At wharves along the Yangtze River, tens of thousands of these prisoners -- up to 150,000 in all -- were massacred in cold blood. A typical order, issued to the 66th Regiment 1st Battalion on 13 December, read as follows:
Battalion battle report, at 2:00 [p.m.] received orders from the Regiment commander: to comply with orders from Brigade commanding headquarters, all prisoners of war are to be executed. Method of executed: divide the prisoners into groups of a dozen. Shoot to kill separately. ... It is decided that the prisoners are to be divided evenly among each company ... and to be brought out from their imprisonment in groups of 50 to be executed. ... The vicinity of the imprisonment must be heavily guarded. Our intentions are absolutely not to be detected by the prisoners. Every company is to complete preparation before 5:00 p.m. Executions are to start by 5:00 and action is to be finished by 7:30. (Quoted in Yin and Young, The Rape of Nanking, pp. 110, 115.)

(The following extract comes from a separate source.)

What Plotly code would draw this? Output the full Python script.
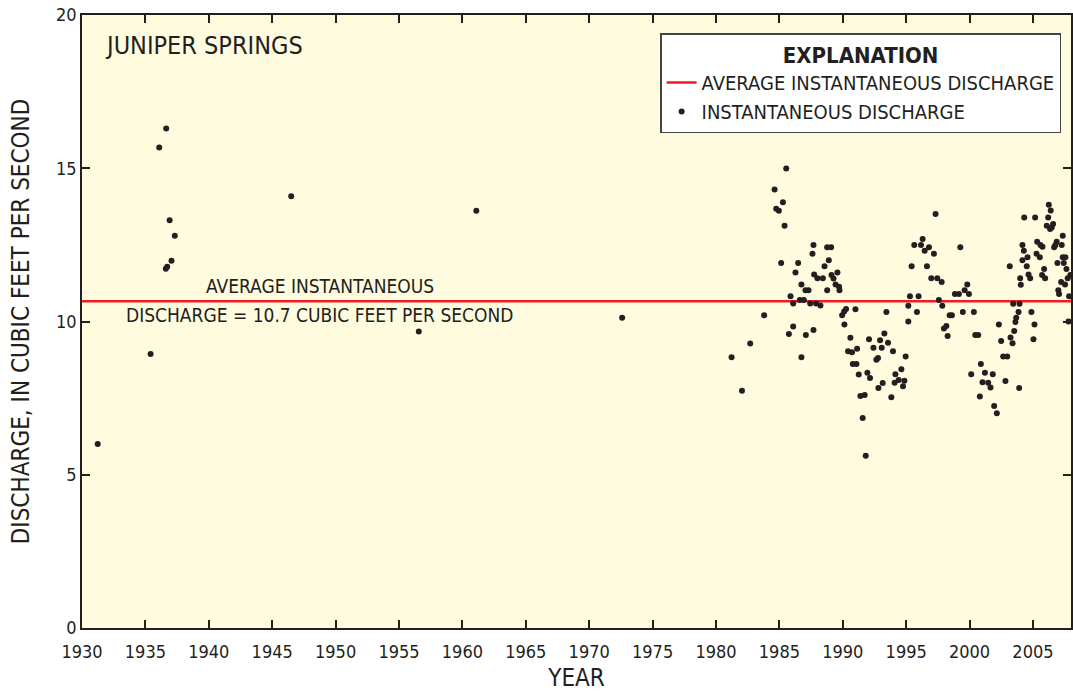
import plotly.graph_objects as go

# ---- data ----
years = [
    1931.24, 1935.41, 1936.09, 1936.64, 1936.91, 1937.32, 1937.06, 1936.72, 1936.61,
    1946.5, 1956.56, 1961.1, 1972.6,
    1981.23, 1982.05, 1982.70, 1983.80,
    1984.62, 1984.75, 1984.96, 1985.14, 1985.28, 1985.41, 1985.54, 1985.75, 1985.88,
    1986.09, 1986.09, 1986.27, 1986.48, 1986.61, 1986.74, 1986.74, 1986.93,
    1987.06, 1987.09, 1987.30, 1987.43, 1987.61, 1987.69, 1987.69, 1987.74, 1987.90,
    1988.0, 1988.24, 1988.43, 1988.56, 1988.77, 1988.77, 1988.9, 1989.08, 1989.11,
    1989.27, 1989.43, 1989.58, 1989.71, 1989.74, 1989.95, 1990.11, 1990.13, 1990.26,
    1990.42, 1990.6, 1990.73, 1990.79, 1991.0, 1991.08, 1991.13, 1991.26, 1991.39,
    1991.57, 1991.73, 1991.81, 1991.94, 1992.07, 1992.15, 1992.42, 1992.65, 1992.78,
    1992.81, 1992.94, 1993.07, 1993.15, 1993.28, 1993.44, 1993.57, 1993.83, 1993.96,
    1994.09, 1994.15, 1994.41, 1994.62, 1994.75, 1994.86, 1994.96,
    1995.17, 1995.17, 1995.30, 1995.43, 1995.64, 1995.85, 1995.98, 1996.17, 1996.30,
    1996.46, 1996.64, 1996.80, 1996.98, 1997.19, 1997.32, 1997.45, 1997.58, 1997.80,
    1997.85, 1997.98, 1998.17, 1998.27, 1998.43, 1998.61, 1998.84, 1999.16, 1999.27,
    1999.47, 1999.61, 1999.82, 1999.95, 2000.13, 2000.34, 2000.45, 2000.68, 2000.81,
    2000.89, 2001.02, 2001.21, 2001.47, 2001.65, 2001.83, 2001.94, 2002.15, 2002.31,
    2002.49, 2002.65, 2002.83, 2002.97, 2003.17, 2003.23, 2003.39, 2003.44, 2003.52,
    2003.62, 2003.68, 2003.86, 2003.91, 2003.94, 2003.99, 2004.04, 2004.17, 2004.17,
    2004.28, 2004.31, 2004.51, 2004.57, 2004.65, 2004.78, 2004.88, 2005.04, 2005.12,
    2005.17, 2005.28, 2005.33, 2005.54, 2005.59, 2005.72, 2005.75, 2005.88, 2005.96,
    2006.09, 2006.20, 2006.25, 2006.35, 2006.40, 2006.48, 2006.59, 2006.67, 2006.77,
    2006.87, 2006.93, 2007.0, 2007.06, 2007.22, 2007.27, 2007.35, 2007.35, 2007.43,
    2007.53, 2007.56, 2007.64, 2007.74, 2007.80, 2007.85, 2007.95,
]
discharge = [
    6.00, 8.94, 15.68, 16.30, 13.30, 12.80, 11.98, 11.79, 11.72,
    14.09, 9.67, 13.61, 10.12,
    8.83, 7.74, 9.28, 10.20,
    14.31, 13.68, 13.61, 11.91, 13.89, 13.12, 14.99, 9.59, 10.82,
    10.59, 9.84, 11.60, 11.91, 10.70, 11.21, 8.83, 10.70,
    11.02, 9.56, 11.02, 10.59, 12.21, 12.50, 9.72, 11.53, 10.59,
    11.41, 10.52, 11.41, 11.80, 12.42, 11.02, 12.00, 12.42, 11.52,
    11.40, 11.21, 11.60, 11.13, 11.02, 10.20, 10.33, 9.90, 10.41,
    9.03, 9.47, 9.00, 8.61, 10.40, 8.61, 9.11, 8.27, 7.57,
    6.85, 7.60, 5.62, 8.33, 9.42, 8.16, 9.14, 8.75, 8.81,
    7.83, 9.39, 9.14, 7.99, 9.61, 10.31, 9.31, 7.53, 9.03,
    8.00, 8.28, 8.09, 8.44, 7.89, 8.07, 8.86,
    10.51, 10.00, 10.82, 11.80, 12.50, 10.31, 10.82, 12.50, 12.69,
    12.31, 11.80, 12.42, 11.41, 12.21, 13.51, 11.41, 10.70, 11.29,
    10.51, 9.77, 9.85, 9.53, 10.20, 10.20, 10.90, 10.90, 12.42,
    10.31, 11.02, 11.21, 10.90, 8.28, 10.31, 9.56, 9.56, 7.55,
    8.61, 8.02, 8.33, 8.00, 7.85, 8.28, 7.24, 7.01, 9.90,
    9.36, 8.86, 8.06, 8.86, 11.80, 9.48, 9.29, 10.58, 9.69,
    9.98, 10.12, 10.31, 7.83, 10.58, 11.41, 11.20, 12.00, 12.50,
    12.31, 13.39, 11.80, 12.10, 11.53, 11.41, 10.31, 9.42, 9.90,
    13.39, 12.21, 12.60, 12.10, 12.50, 11.52, 12.44, 11.71, 11.41,
    13.12, 13.39, 13.81, 13.02, 13.62, 13.07, 13.18, 12.42, 12.50,
    12.60, 11.91, 11.02, 10.90, 11.29, 12.50, 12.80, 12.10, 11.91,
    11.21, 12.10, 11.71, 11.41, 10.00, 10.82, 11.52,
]
average_discharge = 10.66
x_range = [1930, 2008]
x_ticks = [1930, 1935, 1940, 1945, 1950, 1955, 1960, 1965, 1970, 1975, 1980, 1985, 1990, 1995, 2000, 2005]
y_ticks = [0, 5, 10, 15, 20]

FONT = "Liberation Sans Narrow, DejaVu Sans Condensed, Roboto Condensed, Arial Narrow, sans-serif"
INK = "#231F20"
RED = "#ED1C24"
BG = "#FFFBDE"

fig = go.Figure()
fig.add_trace(go.Scatter(
    x=x_range, y=[average_discharge, average_discharge], mode="lines",
    line=dict(color=RED, width=2.5), name="AVERAGE INSTANTANEOUS DISCHARGE",
))
fig.add_trace(go.Scatter(
    x=years, y=discharge, mode="markers",
    marker=dict(color=INK, size=6), name="INSTANTANEOUS DISCHARGE",
))

fig.update_layout(
    width=1073, height=692,
    margin=dict(l=82, r=0, t=15, b=64),
    paper_bgcolor="white", plot_bgcolor=BG,
    font=dict(family=FONT, color=INK, size=18),
    showlegend=True,
    legend=dict(
        x=0.99, xanchor="right", y=0.9706, yanchor="top",
        bgcolor="white", bordercolor="#444", borderwidth=1.5,
        font=dict(size=20, family=FONT, color=INK),
        title=dict(text="<b>EXPLANATION</b>", side="top center", font=dict(size=22, family=FONT, color=INK)),
        tracegroupgap=0, itemwidth=30,
    ),
    xaxis=dict(
        range=x_range, tickmode="array", tickvals=x_ticks,
        showline=True, linecolor=INK, linewidth=1.5, mirror="ticks",
        ticks="inside", ticklen=8, tickcolor=INK, tickwidth=1.5,
        showgrid=False, zeroline=False, tickfont=dict(size=18), ticklabelstandoff=7,
        title=dict(text="YEAR", font=dict(size=24), standoff=9),
    ),
    yaxis=dict(
        range=[0, 20], tickmode="array", tickvals=y_ticks,
        showline=True, linecolor=INK, linewidth=1.5, mirror="ticks",
        ticks="inside", ticklen=8, tickcolor=INK, tickwidth=1.5,
        showgrid=False, zeroline=False, tickfont=dict(size=18),
        title=dict(text="DISCHARGE, IN CUBIC FEET PER SECOND", font=dict(size=24), standoff=20),
    ),
    annotations=[
        dict(x=1931.65, y=19.02, xref="x", yref="y", text="JUNIPER SPRINGS",
             showarrow=False, xanchor="left", yanchor="middle", font=dict(size=25)),
        dict(x=1948.74, y=average_discharge, xref="x", yref="y", text="AVERAGE INSTANTANEOUS",
             showarrow=False, xanchor="center", yanchor="bottom", yshift=2, font=dict(size=19)),
        dict(x=1948.74, y=average_discharge, xref="x", yref="y", text="DISCHARGE = 10.7 CUBIC FEET PER SECOND",
             showarrow=False, xanchor="center", yanchor="top", yshift=-1, font=dict(size=19)),
    ],
)

fig.write_html("out.html")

The Japanese held grotesque killing contests, including "a competition to determine who could kill the fastest. As one soldier stood sentinel with a machine gun, ready to mow down anyone who tried to bolt, the eight other soldiers split up into pairs to form four separate teams. In each team, one soldier beheaded prisoners with a sword while the other picked up heads and tossed them aside in a pile. The prisoners stood frozen in silence and terror as their countrymen dropped, one by one." (Chang, The Rape of Nanking, p. 85)
Atrocious tortures were also inflicted on the captive men. "The Japanese not only disemboweled, decapitated, and dismembered victims but performed more excruciating varieties of torture. Throughout the city they nailed prisoners to wooden boards and ran over them with tanks, crucified them to trees and electrical posts, carved long strips of flesh from them, and used them for bayonet practice. At least one hundred men reportedly had their eyes gouged out and their noses and ears hacked off before being set on fire. Another group of two hundred Chinese soldiers and civilians were stripped naked, tied to columns and doors of a school, and then stabbed by zhuizi -- special needles with handles on them -- in hundreds of points along their bodies, including their mouths, throats, and eyes. ... The Japanese subjected large crowds of victims to mass incineration. In Hsiakwan [along the Yangtze] a Japanese soldier bound Chinese captives together, ten at a time, and pushed them into a pit, where they were sprayed with gasoline and ignited." (Chang, The Rape of Nanking, pp. 87-88.)